O VIADUTO, A ARROGÂNCIA E O DESCASO PÚBLICO.



O trágico desabamento do viaduto na Avenida Pedro I revela quão sintomáticos são o descaso e a arrogância da administração pública. A execução de obras a toque de caixa vem se tornando uma prática perigosa e criminosa, que, de forma impune, vem grassando por todos os cantos da cidade. Os interesses públicos, sociais e metaindividuais vêm sendo misturados erradamente na mesma porção dos interesses políticos e particulares.

Os erros de cálculo, de projeto, de engenharia ou de construção não eximem o contratante, a administração pública municipal, de sua parcela de culpa, com ou sem dolo. A fiscalização da obra é uma tarefa do poder público, a quem não cabe delegar inteiramente responsabilidades dessa natureza. Ao governo municipal e aos órgãos responsáveis pela execução de obras competem o planejamento, a fiscalização e o acompanhamento, diretamente ou por adjudicação dos outros níveis de governo, por administração direta ou por meio de terceiros, das obras públicas de interesse da prefeitura.

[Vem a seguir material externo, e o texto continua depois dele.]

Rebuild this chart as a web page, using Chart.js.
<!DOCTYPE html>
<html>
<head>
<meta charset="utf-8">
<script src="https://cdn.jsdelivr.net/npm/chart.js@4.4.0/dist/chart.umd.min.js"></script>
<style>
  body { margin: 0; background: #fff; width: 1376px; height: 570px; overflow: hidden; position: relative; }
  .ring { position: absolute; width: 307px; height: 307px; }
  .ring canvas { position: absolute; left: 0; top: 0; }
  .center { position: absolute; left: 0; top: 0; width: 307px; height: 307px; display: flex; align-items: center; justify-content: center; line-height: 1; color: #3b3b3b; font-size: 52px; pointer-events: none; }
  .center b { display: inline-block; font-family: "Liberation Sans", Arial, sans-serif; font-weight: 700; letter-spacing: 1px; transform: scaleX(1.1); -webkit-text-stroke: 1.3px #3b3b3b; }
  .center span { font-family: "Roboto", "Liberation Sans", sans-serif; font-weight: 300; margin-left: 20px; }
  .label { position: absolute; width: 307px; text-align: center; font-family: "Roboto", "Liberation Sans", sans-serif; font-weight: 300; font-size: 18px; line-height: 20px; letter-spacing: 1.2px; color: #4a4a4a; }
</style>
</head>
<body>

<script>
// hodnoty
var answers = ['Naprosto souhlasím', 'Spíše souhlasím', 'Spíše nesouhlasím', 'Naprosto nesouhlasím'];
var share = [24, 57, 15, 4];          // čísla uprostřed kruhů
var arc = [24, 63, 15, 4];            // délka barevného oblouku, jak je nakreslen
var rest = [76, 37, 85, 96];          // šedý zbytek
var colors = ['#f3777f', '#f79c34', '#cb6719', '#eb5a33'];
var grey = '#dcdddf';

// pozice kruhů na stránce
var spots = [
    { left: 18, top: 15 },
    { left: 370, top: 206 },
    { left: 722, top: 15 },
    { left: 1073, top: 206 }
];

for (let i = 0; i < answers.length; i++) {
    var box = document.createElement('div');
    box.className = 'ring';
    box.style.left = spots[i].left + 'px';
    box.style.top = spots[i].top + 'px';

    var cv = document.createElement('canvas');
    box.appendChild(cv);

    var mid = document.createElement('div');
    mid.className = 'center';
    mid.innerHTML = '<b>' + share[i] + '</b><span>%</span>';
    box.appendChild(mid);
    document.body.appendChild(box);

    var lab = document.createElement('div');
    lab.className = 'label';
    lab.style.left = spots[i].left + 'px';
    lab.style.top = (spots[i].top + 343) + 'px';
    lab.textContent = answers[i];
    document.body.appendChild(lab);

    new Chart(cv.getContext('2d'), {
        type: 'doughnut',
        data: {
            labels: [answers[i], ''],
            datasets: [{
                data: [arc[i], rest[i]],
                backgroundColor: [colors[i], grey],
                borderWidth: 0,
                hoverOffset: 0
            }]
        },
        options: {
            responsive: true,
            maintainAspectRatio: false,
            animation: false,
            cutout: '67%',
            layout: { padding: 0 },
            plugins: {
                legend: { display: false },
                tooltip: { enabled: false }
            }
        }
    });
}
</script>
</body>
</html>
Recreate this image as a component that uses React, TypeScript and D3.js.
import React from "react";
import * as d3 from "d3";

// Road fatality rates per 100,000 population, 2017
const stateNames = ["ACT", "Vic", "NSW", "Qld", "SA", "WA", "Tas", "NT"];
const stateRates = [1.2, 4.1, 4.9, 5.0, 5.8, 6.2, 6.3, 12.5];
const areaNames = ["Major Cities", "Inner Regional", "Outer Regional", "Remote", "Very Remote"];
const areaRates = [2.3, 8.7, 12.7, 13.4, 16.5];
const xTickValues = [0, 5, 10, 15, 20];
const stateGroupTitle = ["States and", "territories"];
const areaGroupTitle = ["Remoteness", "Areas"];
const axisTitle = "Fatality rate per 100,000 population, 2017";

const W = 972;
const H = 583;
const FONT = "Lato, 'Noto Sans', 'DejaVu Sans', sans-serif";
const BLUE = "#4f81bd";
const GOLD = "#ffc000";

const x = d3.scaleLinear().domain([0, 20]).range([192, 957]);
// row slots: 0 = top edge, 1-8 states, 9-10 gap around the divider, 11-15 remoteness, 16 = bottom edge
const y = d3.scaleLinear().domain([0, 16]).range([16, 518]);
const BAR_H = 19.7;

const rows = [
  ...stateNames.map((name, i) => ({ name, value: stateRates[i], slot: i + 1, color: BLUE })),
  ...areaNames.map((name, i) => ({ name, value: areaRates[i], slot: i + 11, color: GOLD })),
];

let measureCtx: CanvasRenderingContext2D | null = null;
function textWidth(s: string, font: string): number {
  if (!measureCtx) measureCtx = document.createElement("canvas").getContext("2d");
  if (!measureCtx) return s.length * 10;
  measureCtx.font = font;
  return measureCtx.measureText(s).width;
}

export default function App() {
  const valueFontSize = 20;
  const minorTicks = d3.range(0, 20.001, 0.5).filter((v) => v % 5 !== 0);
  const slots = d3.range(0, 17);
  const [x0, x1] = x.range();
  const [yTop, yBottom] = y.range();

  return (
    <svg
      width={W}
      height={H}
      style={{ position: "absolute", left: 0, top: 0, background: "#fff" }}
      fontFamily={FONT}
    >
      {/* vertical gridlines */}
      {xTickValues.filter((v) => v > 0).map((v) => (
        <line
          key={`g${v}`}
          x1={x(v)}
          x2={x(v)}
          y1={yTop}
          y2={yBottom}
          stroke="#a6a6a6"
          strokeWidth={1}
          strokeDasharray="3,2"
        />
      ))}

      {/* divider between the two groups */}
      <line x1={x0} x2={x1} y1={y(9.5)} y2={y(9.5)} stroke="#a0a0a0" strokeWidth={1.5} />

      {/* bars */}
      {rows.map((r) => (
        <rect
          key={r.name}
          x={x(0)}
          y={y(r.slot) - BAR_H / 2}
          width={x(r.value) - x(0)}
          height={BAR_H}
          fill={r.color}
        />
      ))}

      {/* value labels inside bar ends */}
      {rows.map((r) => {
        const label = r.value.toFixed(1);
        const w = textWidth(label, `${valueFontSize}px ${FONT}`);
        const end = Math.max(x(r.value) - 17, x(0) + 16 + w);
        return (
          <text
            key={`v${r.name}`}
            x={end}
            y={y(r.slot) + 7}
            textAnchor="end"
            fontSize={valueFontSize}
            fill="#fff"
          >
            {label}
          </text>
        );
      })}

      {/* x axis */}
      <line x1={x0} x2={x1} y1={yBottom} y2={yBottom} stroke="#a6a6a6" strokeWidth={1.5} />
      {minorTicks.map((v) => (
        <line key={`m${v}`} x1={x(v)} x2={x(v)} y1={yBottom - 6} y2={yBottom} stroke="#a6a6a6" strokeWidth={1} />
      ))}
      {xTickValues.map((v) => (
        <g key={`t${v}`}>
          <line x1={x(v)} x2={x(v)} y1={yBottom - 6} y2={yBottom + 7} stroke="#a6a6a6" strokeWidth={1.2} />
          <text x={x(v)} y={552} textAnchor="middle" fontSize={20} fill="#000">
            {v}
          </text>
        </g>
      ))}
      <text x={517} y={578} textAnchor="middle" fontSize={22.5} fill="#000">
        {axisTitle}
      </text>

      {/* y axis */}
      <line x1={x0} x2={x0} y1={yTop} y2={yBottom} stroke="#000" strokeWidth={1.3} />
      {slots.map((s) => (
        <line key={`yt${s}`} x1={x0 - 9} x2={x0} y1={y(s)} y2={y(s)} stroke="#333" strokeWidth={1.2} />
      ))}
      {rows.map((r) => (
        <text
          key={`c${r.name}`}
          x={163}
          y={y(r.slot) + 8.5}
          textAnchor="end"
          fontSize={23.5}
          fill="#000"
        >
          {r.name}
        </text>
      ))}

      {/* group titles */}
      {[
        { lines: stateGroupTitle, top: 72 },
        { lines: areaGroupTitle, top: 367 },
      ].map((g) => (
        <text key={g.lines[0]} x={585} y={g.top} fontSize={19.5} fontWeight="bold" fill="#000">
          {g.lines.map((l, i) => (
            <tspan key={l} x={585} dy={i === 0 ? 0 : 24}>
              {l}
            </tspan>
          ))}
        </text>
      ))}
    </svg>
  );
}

A discricionariedade administrativa tem levado os gestores a se acharem acima do bem e do mal, afastando-os da razão e da margem crítica da lei. A liberdade de ação foge aos limites impostos, e o autoritarismo supera o próprio ego dos administradores. Estão confundindo discricionariedade com arbitrariedade. Lamentavelmente.

As ditas obras de mobilidade para a Copa do Mundo, financiadas pelo PAC, por falta de competente planejamento, não ficaram prontas a tempo. Algumas nem sequer saíram do papel. Outras foram remendadas e porcamente terminadas. A tragédia em comento, bem como as demais mortes ocorridas em obras de estádios e o processo desumano de gentrificação, pelo qual os moradores são expulsos de seus habitats tradicionais, demonstra claramente o descaso do poder público no trato das questões de interesse social.

Ao tempo em que a sociedade se coloca de luto e se solidariza com os familiares dos atingidos pela tragédia, ressurge no horizonte a cobrança de meados do ano passado, quando manifestantes pediram encarecidamente por obras, hospitais, educação, transporte, estradas e segurança nos padrões da Fifa. No entanto, os ocupantes da tríade governamental fizeram ouvidos moucos e tocaram a vida política como de praxe, longe dos requerimentos do povo. A arrogância e o descaso somam-se ao superfaturamento e ao desperdício de dinheiro público, pouco ou nada controlados pelo Tribunal de Contas ou pelo Legislativo, ambos, aliás, também distantes dos recorrentes pedidos de socorro da sociedade.

A tragédia que arrebata vidas não se pode acobertar, esquecer ou tirar simplesmente como lição. Há que se apurar as falhas e punir os culpados. Tornar aos cofres o dinheiro público desperdiçado. Pedir perdão, de joelhos, aos familiares que perderam os seus entes queridos. Indenizar a todos. Corrigir os erros e não praticá-los nunca mais. Esses, no mínimo, os gestos esperados das autoridades.

Wilson Campos (Advogado/Presidente da Comissão de Defesa da Cidadania e dos Interesses Coletivos da Sociedade, da OAB/MG). 

(Este artigo mereceu publicação do jornal O TEMPO, edição de quarta-feira, 30/07/2014, pág. 21). 

Comentários

  1. CONCORDO em gênero, número e grau com o texto. O poder público precisa trabalhar mais para a segurança dos cidadãos, em todos os sentidos. As pessoas não podem ficar à mercê do acaso. Os políticos precisam mostrar a que vieram, sem desculpas. E que assumam as suas responsabilidades dos cargos bem remunerados. Parabéns Dr. Wilson pelo excelente texto. Josafá F. Medeiros Neto.